Hong Kong, China – The yen plunged Wednesday to a 34-year low against the dollar after a top Bank of Japan official indicated it would press ahead with a loose monetary policy, even after this month hiking interest rates for the first time since the global financial crisis.
The fall raised speculation that authorities would step into markets to support the currency after officials warned in recent days against speculation.
The yen dropped to 151.97 to the dollar — the lowest point since 1990 — before strengthening slightly.
Earlier in the day, Bank of Japan board member Naoki Tamura said officials would not embark on a speedy program of monetary tightening as they try to nurture an economic recovery while keeping a lid on inflation.
“The handling of monetary policy is extremely important from here on for slow but steady progress in normalisation to fold back the extraordinarily large-scale monetary easing,” he said, according to Bloomberg News.
Finance Minister Shunichi Suzuki said the government was watching the situation closely.
“We’re monitoring market movements with a high sense of urgency. We will take resolute action against excessive moves, without ruling out any options,” he told reporters.
The weaker yen helped spur a rally in the Nikkei as exporters benefited, making the index the region’s best performer.
“Given recent history a breach of 152 could instigate intervention,” National Australia Bank’s Rodrigo Catril said. “The break of (the) previous high has accelerated the move.”
Other markets were mixed ahead of key US data releases this week, including the Federal Reserve’s preferred gauge of inflation, and the looming corporate earnings season.
Hong Kong, Shanghai, Seoul, Jakarta and Wellington were down, while Sydney, Singapore, Taipei, Mumbai, Bangkok and Manila rose.
London and Paris fell at the open while Frankfurt was higher.
The tepid performance followed another soft day on Wall Street with observers warning the latest equities rally may have run out of steam as traders assess the outlook for Federal Reserve interest rates.
While the US central bank last week indicated it would cut borrowing costs three times this year, some investors fear that recent indicators and comments from decision-makers have put that in doubt.
Figures released Tuesday on February’s durable goods sales suggested the world’s top economy remained healthy and consumer confidence had picked up, though less so about the future.
Jobless claims and economic growth readings are due over the next few days, before the crucial personal consumption expenditures (PCE) index on Friday.
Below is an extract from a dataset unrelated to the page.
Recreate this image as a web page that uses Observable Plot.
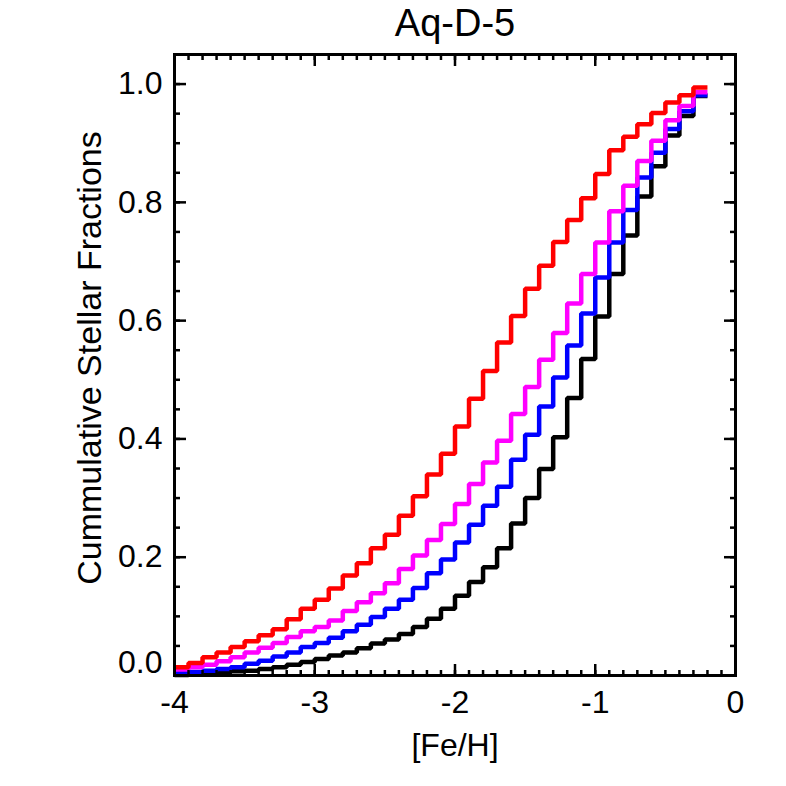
<!DOCTYPE html>
<html>
<head>
<meta charset="utf-8">
<script src="https://cdn.jsdelivr.net/npm/d3@7"></script>
<script src="https://cdn.jsdelivr.net/npm/@observablehq/plot@0.6"></script>
<style>
  body { margin: 0; background: #fff; }
  #chart svg { display: block; }
</style>
</head>
<body>
<div id="chart"></div>
<script>
const title = "Aq-D-5";
const xLabel = "[Fe/H]";
const yLabel = "Cummulative Stellar Fractions";

// left edges of the [Fe/H] bins (width 0.1); the last bin ends at binEnd
const binLeft = [-4.0, -3.9, -3.8, -3.7, -3.6, -3.5, -3.4, -3.3, -3.2, -3.1,
                 -3.0, -2.9, -2.8, -2.7, -2.6, -2.5, -2.4, -2.3, -2.2, -2.1,
                 -2.0, -1.9, -1.8, -1.7, -1.6, -1.5, -1.4, -1.3, -1.2, -1.1,
                 -1.0, -0.9, -0.8, -0.7, -0.6, -0.5, -0.4, -0.3];
const binEnd = -0.2;

const seriesNames = ["black", "blue", "magenta", "red"];
const seriesColors = ["#000000", "#0000ff", "#ff00ff", "#ff0000"];

const black = [0.001, 0.002, 0.003, 0.005, 0.007, 0.008, 0.011, 0.014, 0.018, 0.023,
               0.028, 0.034, 0.039, 0.046, 0.054, 0.061, 0.070, 0.082, 0.096, 0.113,
               0.135, 0.158, 0.183, 0.215, 0.257, 0.300, 0.349, 0.403, 0.469, 0.535,
               0.607, 0.679, 0.744, 0.810, 0.861, 0.913, 0.946, 0.980];
const blue = [0.004, 0.006, 0.008, 0.011, 0.014, 0.020, 0.025, 0.032, 0.039, 0.048,
              0.055, 0.064, 0.075, 0.086, 0.099, 0.113, 0.128, 0.148, 0.173, 0.196,
              0.225, 0.255, 0.287, 0.319, 0.365, 0.407, 0.455, 0.504, 0.558, 0.612,
              0.673, 0.732, 0.787, 0.842, 0.884, 0.924, 0.954, 0.981];
const magenta = [0.010, 0.014, 0.018, 0.024, 0.031, 0.039, 0.047, 0.055, 0.065, 0.075,
                 0.082, 0.093, 0.109, 0.124, 0.139, 0.156, 0.180, 0.203, 0.229, 0.256,
                 0.290, 0.324, 0.360, 0.397, 0.442, 0.488, 0.534, 0.579, 0.629, 0.679,
                 0.732, 0.785, 0.828, 0.870, 0.904, 0.939, 0.963, 0.986];
const red = [0.014, 0.021, 0.031, 0.039, 0.048, 0.058, 0.068, 0.078, 0.095, 0.113,
             0.128, 0.147, 0.169, 0.190, 0.215, 0.238, 0.270, 0.303, 0.340, 0.375,
             0.421, 0.468, 0.515, 0.563, 0.608, 0.654, 0.693, 0.733, 0.770, 0.807,
             0.848, 0.888, 0.911, 0.932, 0.951, 0.969, 0.981, 0.994];

const xMajorTicks = [-4, -3, -2, -1, 0];
const yMajorTicks = [0.0, 0.2, 0.4, 0.6, 0.8, 1.0];

const seriesValues = [black, blue, magenta, red];
const edges = [...binLeft, binEnd];
const rows = seriesNames.flatMap((name, s) =>
  edges.map((x, i) => ({
    x,
    y: seriesValues[s][Math.min(i, seriesValues[s].length - 1)],
    name
  }))
);

const font = "'Liberation Sans', Arial, Helvetica, sans-serif";
const tickW = 2.5;
const fmtY = d3.format(".1f");

const chart = Plot.plot({
  width: 786,
  height: 786,
  marginLeft: 174,
  marginRight: 51,
  marginTop: 54,
  marginBottom: 111,
  style: { fontFamily: font, background: "#fff", color: "#000" },
  x: { domain: [-4, 0] },
  y: { domain: [0, 1.05] },
  color: { domain: seriesNames, range: seriesColors },
  marks: [
    Plot.line(rows, {
      x: "x", y: "y", z: "name", stroke: "name",
      curve: "step-after", strokeWidth: 4.5,
      strokeLinejoin: "miter", strokeLinecap: "butt"
    }),
    // minor ticks (inward)
    Plot.axisX({anchor: "bottom", ticks: 40, tickSize: -5, tickFormat: () => "", label: null, strokeWidth: tickW}),
    Plot.axisX({anchor: "top", ticks: 40, tickSize: -5, tickFormat: () => "", label: null, strokeWidth: tickW}),
    Plot.axisY({anchor: "left", ticks: 21, tickSize: -6, tickFormat: () => "", label: null, strokeWidth: tickW}),
    Plot.axisY({anchor: "right", ticks: 21, tickSize: -6, tickFormat: () => "", label: null, strokeWidth: tickW}),
    // major ticks (inward)
    Plot.axisX({anchor: "bottom", ticks: xMajorTicks, tickSize: -11, tickFormat: () => "", label: null, strokeWidth: tickW}),
    Plot.axisX({anchor: "top", ticks: xMajorTicks, tickSize: -11, tickFormat: () => "", label: null, strokeWidth: tickW}),
    Plot.axisY({anchor: "left", ticks: yMajorTicks, tickSize: -12, tickFormat: () => "", label: null, strokeWidth: tickW}),
    Plot.axisY({anchor: "right", ticks: yMajorTicks, tickSize: -12, tickFormat: () => "", label: null, strokeWidth: tickW}),
    // tick labels
    Plot.axisX({anchor: "bottom", ticks: xMajorTicks, tickSize: 0, tickPadding: 15,
                tickFormat: d => String(d), fontSize: 32, label: null}),
    Plot.axisY({anchor: "left", ticks: yMajorTicks.slice(1), tickSize: 0, tickPadding: 12,
                tickFormat: fmtY, fontSize: 32, label: null}),
    Plot.axisY({anchor: "left", ticks: yMajorTicks.slice(0, 1), tickSize: 0, tickPadding: 12,
                tickFormat: fmtY, fontSize: 32, label: null, dy: -13}),
    Plot.frame({strokeWidth: 3}),
    // titles
    Plot.text([title], {frameAnchor: "top", text: d => d, dy: -31, fontSize: 38, lineAnchor: "middle"}),
    Plot.text([xLabel], {frameAnchor: "bottom", text: d => d, dy: 70, fontSize: 32, lineAnchor: "middle"}),
    Plot.text([yLabel], {frameAnchor: "left", text: d => d, dx: -84, dy: -7, rotate: -90,
                         textAnchor: "middle", fontSize: 34, lineAnchor: "middle"})
  ]
});

document.getElementById("chart").appendChild(chart);
</script>
</body>
</html>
While that is expected to show a slight pick-up from January, analysts said that would not likely spook markets too much, though a big miss to the upside could cause concern.
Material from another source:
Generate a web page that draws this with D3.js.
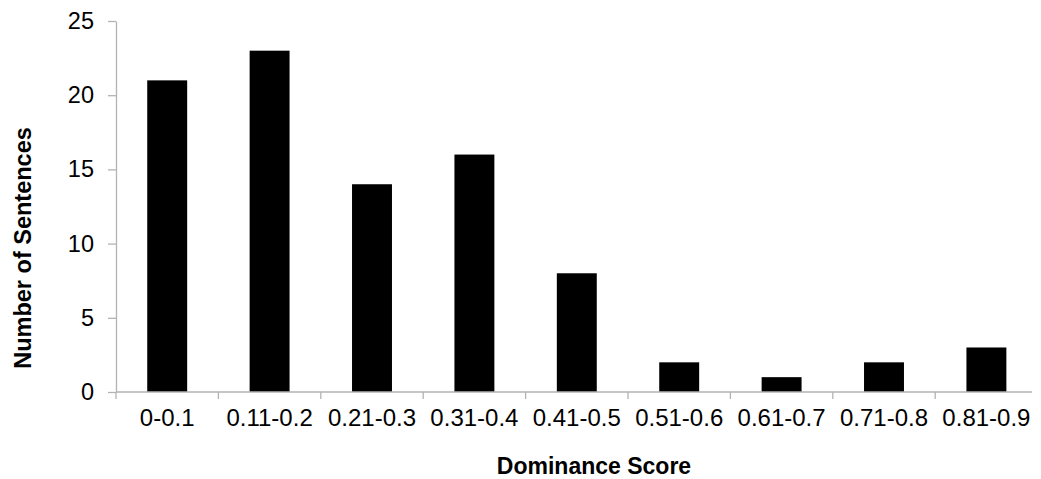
<!DOCTYPE html>
<html>
<head>
<meta charset="utf-8">
<script src="https://cdn.jsdelivr.net/npm/d3@7"></script>
<style>
  html, body { margin: 0; padding: 0; background: #fff; }
  svg { display: block; }
  text { font-family: "Liberation Sans", Arial, sans-serif; fill: #000; }
</style>
</head>
<body>
<svg id="chart" width="1041" height="479"></svg>
<script>
const categories = ["0-0.1", "0.11-0.2", "0.21-0.3", "0.31-0.4", "0.41-0.5", "0.51-0.6", "0.61-0.7", "0.71-0.8", "0.81-0.9"];
const counts = [21, 23, 14, 16, 8, 2, 1, 2, 3];
const yTicks = [0, 5, 10, 15, 20, 25];
const xTitle = "Dominance Score";
const yTitle = "Number of Sentences";

const svg = d3.select("#chart");
const axisColor = "#b3b3b3";

const x = d3.scaleBand()
  .domain(categories)
  .range([116, 1037.6])
  .paddingInner(0.61)
  .paddingOuter(0.305);

const y = d3.scaleLinear().domain([0, 25]).range([392, 21]);

// bars
svg.append("g")
  .selectAll("rect")
  .data(counts)
  .join("rect")
  .attr("x", (d, i) => x(categories[i]))
  .attr("y", d => y(d))
  .attr("width", x.bandwidth())
  .attr("height", d => y(0) - y(d))
  .attr("fill", "#000");

// y axis
const yAxis = svg.append("g").attr("transform", "translate(116,0)")
  .call(d3.axisLeft(y).tickValues(yTicks).tickSize(8).tickPadding(14).tickSizeOuter(0));
yAxis.select(".domain").attr("stroke", axisColor).attr("stroke-width", 1.3);
yAxis.selectAll(".tick line").attr("stroke", axisColor).attr("stroke-width", 1.3);
yAxis.selectAll(".tick text").attr("font-size", 23.5).attr("font-family", "Liberation Sans, Arial, sans-serif").attr("fill", "#000");

// x axis: domain line + boundary ticks
const xg = svg.append("g");
xg.append("line")
  .attr("x1", 116).attr("x2", 1032)
  .attr("y1", y(0)).attr("y2", y(0))
  .attr("stroke", axisColor).attr("stroke-width", 1.3);
const step = x.step();
const boundaries = categories.map(c => x(c) - (step - x.bandwidth()) / 2);
xg.selectAll("line.tick")
  .data(boundaries)
  .join("line")
  .attr("class", "tick")
  .attr("x1", d => d).attr("x2", d => d)
  .attr("y1", y(0)).attr("y2", y(0) + 7)
  .attr("stroke", axisColor).attr("stroke-width", 1.3);
xg.selectAll("text")
  .data(categories)
  .join("text")
  .attr("x", d => x(d) + x.bandwidth() / 2)
  .attr("y", 426)
  .attr("text-anchor", "middle")
  .attr("font-size", 24)
  .text(d => d);

// titles
svg.append("text")
  .attr("x", 594).attr("y", 474)
  .attr("text-anchor", "middle")
  .attr("font-size", 23).attr("font-weight", "bold")
  .text(xTitle);

svg.append("text")
  .attr("transform", "translate(31,248) rotate(-90)")
  .attr("text-anchor", "middle")
  .attr("font-size", 23.5).attr("font-weight", "bold")
  .text(yTitle);
</script>
</body>
</html>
Next month sees the start of earnings releases, which could have a major impact on sentiment, as the recent rally across markets has been partly based on expectations for future profits.
“With market valuations at lofty levels, there’s little room for corporate earnings performance to falter or for the Federal Reserve to deviate from its anticipated course of three rate cuts,” said Stephen Innes at SPI Asset Management.
“Any divergence from these expectations could potentially lead to market turbulence.”